Major corporations have weighed in, calling the legislation discriminatory and hinting that the bill will result in economic losses for the state, as was the case in North Carolina. And the Texas Association of Business put forth a study when Senate Bill 6 – another version of the bathroom bill which was held up by the legislature – was still being considered, which argued that SB 6 would lop $8.5 billion off Texas’s ledger and cost 185,000 jobs, though PolitiFact determined that those numbers are seriously inflated.

At the 2017 Super Bowl in Houston, the NFL was asked about SB 6 and the response was clear.

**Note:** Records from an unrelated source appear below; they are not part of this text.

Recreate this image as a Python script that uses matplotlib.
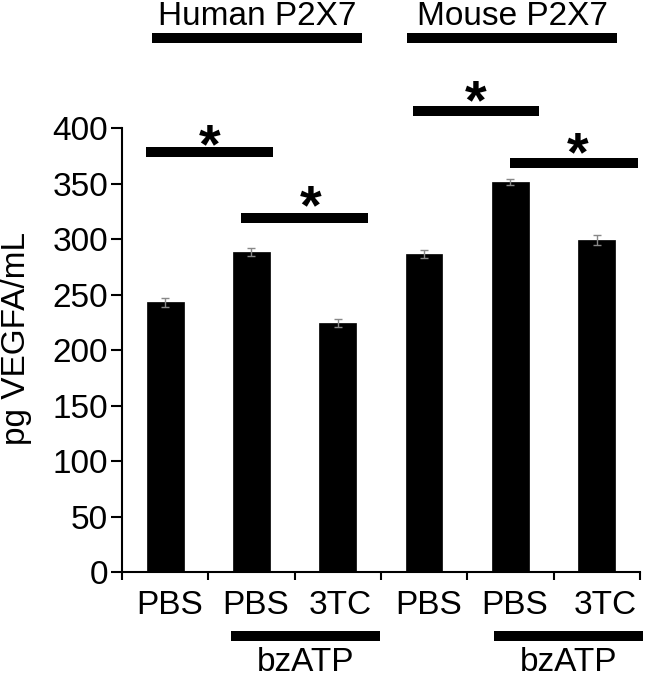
import matplotlib
matplotlib.use("Agg")
import matplotlib.pyplot as plt

plt.rcParams['font.family'] = ['Liberation Sans', 'DejaVu Sans']

categories = ["PBS", "PBS", "3TC", "PBS", "PBS", "3TC"]
values = [243, 288.5, 224.5, 287, 351.5, 299.5]
errors = [4, 3.5, 3.5, 3.5, 2.5, 4.5]
yticks = [0, 50, 100, 150, 200, 250, 300, 350, 400]
groups = ["Human P2X7", "Mouse P2X7"]
treatment = "bzATP"

FS = 24

fig = plt.figure(figsize=(6.49, 6.78), dpi=100)
ax = fig.add_axes([0.188, 0.1563, 0.798, 0.6545])

x = list(range(len(values)))
ax.bar(x, values, width=0.425, color='black', edgecolor='black', linewidth=0.5,
       yerr=errors, error_kw=dict(ecolor='#888888', elinewidth=1, capsize=3, capthick=1))

ax.set_xlim(-0.5, 5.5)
ax.set_ylim(0, 400)
ax.set_yticks(yticks)
ax.set_yticklabels([str(v) for v in yticks], fontsize=FS)
label_shift = [0.05, 0.05, 0.03, 0.05, 0.05, 0.1]
ax.set_xticks([xi + d for xi, d in zip(x, label_shift)])
ax.set_xticklabels(categories, fontsize=FS)
ax.tick_params(axis='x', which='major', length=0, pad=13)
ax.set_xticks([i - 0.5 for i in range(len(values) + 1)], minor=True)
ax.tick_params(axis='x', which='minor', length=6, width=1.5, direction='out')
ax.tick_params(axis='y', length=8, width=1.5, direction='out', pad=2)
for s in ['top', 'right']:
    ax.spines[s].set_visible(False)
for s in ['left', 'bottom']:
    ax.spines[s].set_linewidth(1.5)

ax.set_ylabel("pg VEGFA/mL", fontsize=FS)
ax.yaxis.set_label_coords(-0.174, 0.526)

lw = 7.2
def hline(x0, x1, y):
    ax.plot([x0, x1], [y, y], color='black', lw=lw, solid_capstyle='butt', clip_on=False)

# group headers
hline(-0.152, 2.28, 481.5)
hline(2.80, 5.236, 481.5)
ax.text((-0.152 + 2.28) / 2, 493.2, groups[0], ha='center', va='baseline', fontsize=FS, clip_on=False)
ax.text((2.80 + 5.236) / 2, 493.2, groups[1], ha='center', va='baseline', fontsize=FS, clip_on=False)

# significance bars: (x start, x end, bar y, star x, star center y)
sig = [(-0.22, 1.25, 378.6, 0.52, 398.5),
       (0.88, 2.35, 319, 1.69, 343.5),
       (2.87, 4.33, 416, 3.60, 438),
       (4.00, 5.48, 368.4, 4.78, 391)]
for x0, x1, y, xs, ys in sig:
    hline(x0, x1, y)
    ax.text(xs, ys - 29, "*", ha='center', va='baseline', fontsize=40, fontweight='bold', clip_on=False)

# bzATP bars
hline(0.76, 2.49, -58.0)
hline(3.81, 5.54, -58.0)
ax.text((0.76 + 2.49) / 2, -89.5, treatment, ha='center', va='baseline', fontsize=FS, clip_on=False)
ax.text((3.81 + 5.54) / 2, -89.5, treatment, ha='center', va='baseline', fontsize=FS, clip_on=False)

fig.savefig("out.png", dpi=100)
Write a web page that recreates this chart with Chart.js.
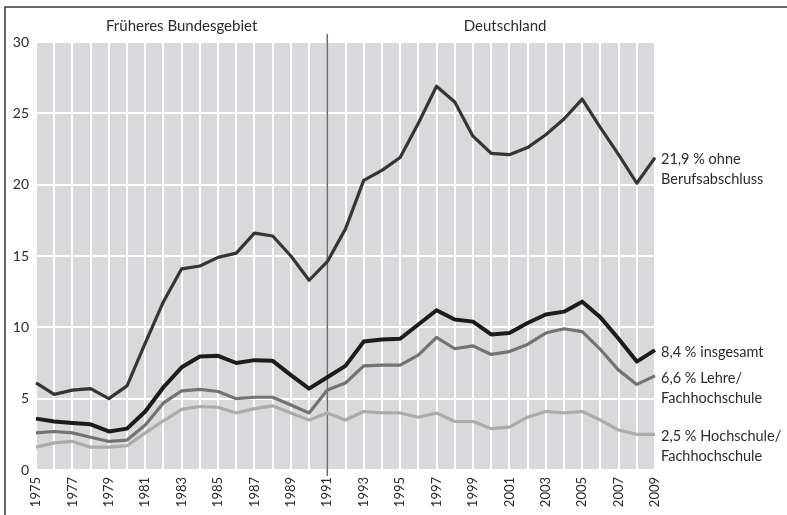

“If a proposal that is discriminatory or inconsistent with our values were to become law there, that would certainly be a factor considered when thinking about awarding future events,” NFL Vice President of Communications Brian McCarthy said in a statement.

The Dallas Morning News did not provide much in the way of information as to who exactly its sources are, or how and why they have any special insight into the NFL’s thinking, and a decision won’t be made until the late summer or early fall. But HB 2899, like the North Carolina “compromise” bill that allowed the NCAA and the NBA to come crawling back to the state, covers public facilities like schools and government-run buildings, not privately-owned venues like AT&T Stadium.

Meaning Jerry Jones and the NFL could promise to buck this state-sponsored, fear-based bigotry shoud Dallas top the other 22 reported candidates by providing non-gender specific restrooms, and hypocritically shrug off the fact that Texas is still harming LGBT citizens, while still touting their commitment to “inclusivenss.”

McCarthy did not respond to an emailed request for comment regarding HB 2899 prior to publication. The special session of the Texas Legislature will convene on July 18.